>> BEGIN Raw data

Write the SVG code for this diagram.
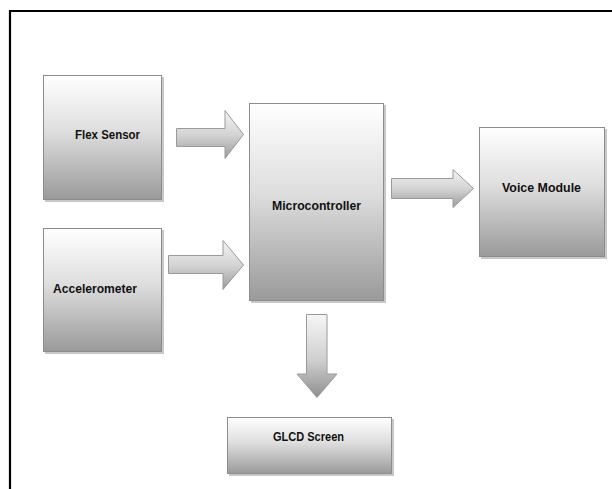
<svg xmlns="http://www.w3.org/2000/svg" width="612" height="489" viewBox="0 0 612 489">
<defs>
<linearGradient id="gBox" x1="0" y1="0" x2="0" y2="1">
<stop offset="0" stop-color="#ffffff"/>
<stop offset="0.45" stop-color="#dedede"/>
<stop offset="1" stop-color="#9a9a9a"/>
</linearGradient>
<linearGradient id="gArrH" x1="0" y1="0" x2="0" y2="1">
<stop offset="0" stop-color="#f4f4f4"/>
<stop offset="0.5" stop-color="#d4d4d4"/>
<stop offset="1" stop-color="#9c9c9c"/>
</linearGradient>
<linearGradient id="gArrV" x1="0" y1="0" x2="0" y2="1">
<stop offset="0" stop-color="#f6f6f6"/>
<stop offset="0.55" stop-color="#cfcfcf"/>
<stop offset="1" stop-color="#8e8e8e"/>
</linearGradient>
</defs>
<style>
.box{fill:url(#gBox);stroke:#8c8c8c;stroke-width:1}
.shadow{fill:#c8c8c8}
.arrH{fill:url(#gArrH);stroke:#9a9a9a;stroke-width:1}
.arrV{fill:url(#gArrV);stroke:#9a9a9a;stroke-width:1}
.lbl{font-family:"Liberation Sans",Arial,sans-serif;font-weight:bold;font-size:13px;fill:#111}
</style>
<rect width="612" height="489" fill="#ffffff"/>
<path d="M10 489 V11 H612" fill="none" stroke="#000" stroke-width="2.2"/>
<g id="flex-sensor">
<rect class="shadow" x="45" y="77" width="119" height="125"/>
<rect class="box" x="43.5" y="75.5" width="118" height="124"/>
<text class="lbl" x="75" y="139" textLength="65" lengthAdjust="spacingAndGlyphs">Flex Sensor</text>
</g>
<g id="accelerometer">
<rect class="shadow" x="45" y="230" width="119" height="124"/>
<rect class="box" x="43.5" y="228.5" width="118" height="123"/>
<text class="lbl" x="53" y="293" textLength="84" lengthAdjust="spacingAndGlyphs">Accelerometer</text>
</g>
<g id="microcontroller">
<rect class="shadow" x="251" y="105" width="135" height="198"/>
<rect class="box" x="249.5" y="103.5" width="134" height="197"/>
<text class="lbl" x="272" y="210" textLength="89" lengthAdjust="spacingAndGlyphs">Microcontroller</text>
</g>
<g id="voice-module">
<rect class="shadow" x="481" y="129" width="126" height="130"/>
<rect class="box" x="479.5" y="127.5" width="125" height="129"/>
<text class="lbl" x="502" y="192" textLength="79" lengthAdjust="spacingAndGlyphs">Voice Module</text>
</g>
<g id="glcd-screen">
<rect class="shadow" x="229" y="419" width="165" height="57"/>
<rect class="box" x="227.5" y="417.5" width="164" height="56"/>
<text class="lbl" x="273" y="441" textLength="71" lengthAdjust="spacingAndGlyphs">GLCD Screen</text>
</g>
<g id="connectors">
<path class="arrH" d="M176.5 128.5 H225 V110.5 L243.5 134.5 L225 158.5 V146.5 H176.5 Z"/>
<path class="arrH" d="M168.5 255.5 H223 V240.5 L243.5 265 L223 289.5 V273.5 H168.5 Z"/>
<path class="arrH" d="M391.5 178.5 H453 V169.5 L473.5 188.5 L453 207.5 V198.5 H391.5 Z"/>
<path class="arrV" d="M306.5 314.5 H327 V374 H337 L317 397.5 L297 374 H306.5 Z"/>
</g>
</svg>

>> END Raw data

What is asked: Reproduce the data word for word, excluding its pictures.

Complete response:
Write the SVG code for this diagram.
<svg xmlns="http://www.w3.org/2000/svg" width="612" height="489" viewBox="0 0 612 489">
<defs>
<linearGradient id="gBox" x1="0" y1="0" x2="0" y2="1">
<stop offset="0" stop-color="#ffffff"/>
<stop offset="0.45" stop-color="#dedede"/>
<stop offset="1" stop-color="#9a9a9a"/>
</linearGradient>
<linearGradient id="gArrH" x1="0" y1="0" x2="0" y2="1">
<stop offset="0" stop-color="#f4f4f4"/>
<stop offset="0.5" stop-color="#d4d4d4"/>
<stop offset="1" stop-color="#9c9c9c"/>
</linearGradient>
<linearGradient id="gArrV" x1="0" y1="0" x2="0" y2="1">
<stop offset="0" stop-color="#f6f6f6"/>
<stop offset="0.55" stop-color="#cfcfcf"/>
<stop offset="1" stop-color="#8e8e8e"/>
</linearGradient>
</defs>
<style>
.box{fill:url(#gBox);stroke:#8c8c8c;stroke-width:1}
.shadow{fill:#c8c8c8}
.arrH{fill:url(#gArrH);stroke:#9a9a9a;stroke-width:1}
.arrV{fill:url(#gArrV);stroke:#9a9a9a;stroke-width:1}
.lbl{font-family:"Liberation Sans",Arial,sans-serif;font-weight:bold;font-size:13px;fill:#111}
</style>
<rect width="612" height="489" fill="#ffffff"/>
<path d="M10 489 V11 H612" fill="none" stroke="#000" stroke-width="2.2"/>
<g id="flex-sensor">
<rect class="shadow" x="45" y="77" width="119" height="125"/>
<rect class="box" x="43.5" y="75.5" width="118" height="124"/>
<text class="lbl" x="75" y="139" textLength="65" lengthAdjust="spacingAndGlyphs">Flex Sensor</text>
</g>
<g id="accelerometer">
<rect class="shadow" x="45" y="230" width="119" height="124"/>
<rect class="box" x="43.5" y="228.5" width="118" height="123"/>
<text class="lbl" x="53" y="293" textLength="84" lengthAdjust="spacingAndGlyphs">Accelerometer</text>
</g>
<g id="microcontroller">
<rect class="shadow" x="251" y="105" width="135" height="198"/>
<rect class="box" x="249.5" y="103.5" width="134" height="197"/>
<text class="lbl" x="272" y="210" textLength="89" lengthAdjust="spacingAndGlyphs">Microcontroller</text>
</g>
<g id="voice-module">
<rect class="shadow" x="481" y="129" width="126" height="130"/>
<rect class="box" x="479.5" y="127.5" width="125" height="129"/>
<text class="lbl" x="502" y="192" textLength="79" lengthAdjust="spacingAndGlyphs">Voice Module</text>
</g>
<g id="glcd-screen">
<rect class="shadow" x="229" y="419" width="165" height="57"/>
<rect class="box" x="227.5" y="417.5" width="164" height="56"/>
<text class="lbl" x="273" y="441" textLength="71" lengthAdjust="spacingAndGlyphs">GLCD Screen</text>
</g>
<g id="connectors">
<path class="arrH" d="M176.5 128.5 H225 V110.5 L243.5 134.5 L225 158.5 V146.5 H176.5 Z"/>
<path class="arrH" d="M168.5 255.5 H223 V240.5 L243.5 265 L223 289.5 V273.5 H168.5 Z"/>
<path class="arrH" d="M391.5 178.5 H453 V169.5 L473.5 188.5 L453 207.5 V198.5 H391.5 Z"/>
<path class="arrV" d="M306.5 314.5 H327 V374 H337 L317 397.5 L297 374 H306.5 Z"/>
</g>
</svg>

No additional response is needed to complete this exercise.